O slogan é amplamente usado por republicanos e apoiadores do ex-presidente americano.
A frase é estampada em itens como camisetas e principalmente em bonés vermelhos, vistos em grande número durante os comícios de Trump.
Originalmente usada por Ronald Reagan como slogan em sua campanha presidencial de 1980 ("Let's Make America Great Again" - Vamos Tornar a América Grande Novamente), a releitura da frase teve rápida adesão entre os apoiadores de Trump.
"É emocional, simples, de fácil entendimento e oferece a possibilidade de participação", avalia o especialista de marketing Ben Ostrower, em entrevista à BBC.
"Independentemente da sua opinião sobre Donald Trump, ele é um grande vendedor. E é um mérito do Maga ser um divisor de águas tão forte."
O professor Lucas Leite relembra que, quando Ronald Reagan propôs tornar a América grande novamente, ele tentava resgatar o orgulho nacional, mostrando que os Estados Unidos poderiam voltar a ser uma potência.
"No entanto, devemos questionar: grandeza em relação a quê? A que período? Para quem?", pondera Leite.
O professor avalia que o lema Maga foi instrumentalizado naquele contexto e, atualmente, faz parte de um discurso frequentemente associado a supremacistas brancos, que defendem a ideia de um americano "verdadeiro", anglo-saxão, protestante e branco.
"Essa identidade representava a grandeza dos Estados Unidos e foi diluída por minorias e imigrantes. O Maga, portanto, tem essa capacidade de criar uma identidade forte e facilitar a comunicação e a identificação com a figura de Trump", diz Leite.

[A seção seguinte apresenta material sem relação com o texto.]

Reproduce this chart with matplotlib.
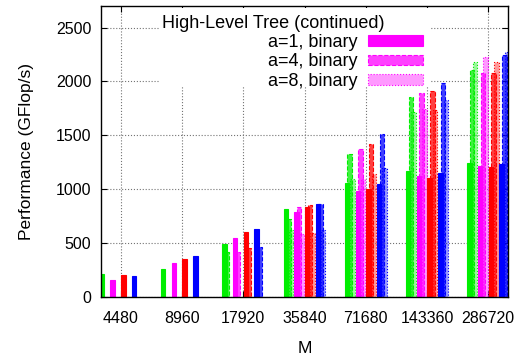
import numpy as np
import matplotlib
matplotlib.use("Agg")
import matplotlib.pyplot as plt
from matplotlib.patches import Patch, Rectangle

plt.rcParams['font.family'] = ['Liberation Sans', 'DejaVu Sans']
plt.rcParams['font.size'] = 11.5

nan = np.nan
sizes = ["4480", "8960", "17920", "35840", "71680", "143360", "286720"]
a_labels = ["a=1, binary", "a=4, binary", "a=8, binary"]

# performance (GFlop/s) per colour series, rows are a=1, a=4, a=8
green = [[217, 262, 492, 814, 1062, 1172, 1245],
         [nan, nan, 421, 722, 1331, 1853, 2110],
         [nan, nan, nan, 626, 1099, 1715, 2181]]
magenta = [[161, 319, 543, 790, 984, 1121, 1213],
           [nan, nan, 422, 837, 1370, 1895, 2079],
           [nan, nan, nan, 585, 1099, 1745, 2227]]
red = [[201, 356, 607, 832, 1000, 1100, 1206],
       [nan, nan, 452, 858, 1423, 1910, 2075],
       [nan, nan, nan, 598, 1137, 1733, 2181]]
blue = [[199, 377, 628, 866, 1046, 1155, 1231],
        [nan, nan, 464, 865, 1508, 1988, 2243],
        [nan, nan, nan, 617, 1199, 1825, 2271]]

series = [(green, "#00ee00"), (magenta, "#ff00ff"), (red, "#ff0000"), (blue, "#0000ff")]
alphas = [1.0, 0.75, 0.4]
styles = ["-", "--", ":"]

fig = plt.figure(figsize=(5.17, 3.61), dpi=100)
ax = fig.add_axes([0.1954, 0.1773, 0.7872, 0.8061])

x = np.arange(len(sizes))
width = 0.072
sub_off = 0.044
col_off = 0.175

for i, (vals, col) in enumerate(series):
    centre = (i - 1.5) * col_off
    for j in range(3):
        pos = x + centre + (j - 1) * sub_off
        ax.bar(pos, vals[j], width, color=matplotlib.colors.to_rgba(col, alphas[j]),
               edgecolor=col, linewidth=0.8, linestyle=styles[j], zorder=2)

ax.set_xlim(-0.322, len(sizes) - 1 + 0.322)
ax.set_ylim(0, 2700)
ax.set_xticks(x)
ax.set_xticklabels(sizes)
ax.set_yticks(np.arange(0, 2501, 500))
ax.tick_params(axis='x', direction='in', top=True, length=4, pad=10)
ax.tick_params(axis='y', direction='in', right=True, length=4, pad=7)
ax.grid(True, linestyle=':', color='0.45', linewidth=0.8)
ax.set_axisbelow(True)
for s in ax.spines.values():
    s.set_linewidth(1.0)

ax.set_xlabel("M", fontsize=12.5, labelpad=11)
ax.set_ylabel("Performance (GFlop/s)", fontsize=12.5, labelpad=16)

# opaque key area
ax.add_patch(Rectangle((0.145, 0.722), 0.666, 0.27, transform=ax.transAxes,
                       facecolor='white', edgecolor='none', zorder=1))
ax.text(0.149, 0.94, "High-Level Tree (continued)", transform=ax.transAxes,
        ha='left', va='center', fontsize=13, zorder=3)
handles = [Patch(facecolor=matplotlib.colors.to_rgba("#ff00ff", alphas[j]),
                 edgecolor="#ff00ff", linestyle=styles[j], linewidth=0.8)
           for j in range(3)]
ax.legend(handles, a_labels, loc='upper right', bbox_to_anchor=(0.791, 0.903),
          frameon=False, markerfirst=False, handlelength=3.05, handleheight=0.55,
          handletextpad=0.6, labelspacing=0.12, borderpad=0, borderaxespad=0,
          fontsize=13)

fig.savefig("out.png", dpi=100)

Silvio Waisbord acrescenta que o Partido Republicano e Trump "buscam representar essa posição anti-elitista, muito populista, defendendo a noção mítica da pessoa comum".
Mas, como aponta Waisbord, o lema não é usado pelos democratas de uma forma crítica, com um tom pejorativo como o termo woke.
"Biden e Kamala estão tentando evitar qualquer referência negativa à base principal do Partido Republicano agora, que é basicamente a classe trabalhadora branca sem educação formal, porque isso já teve um efeito negativo no passado."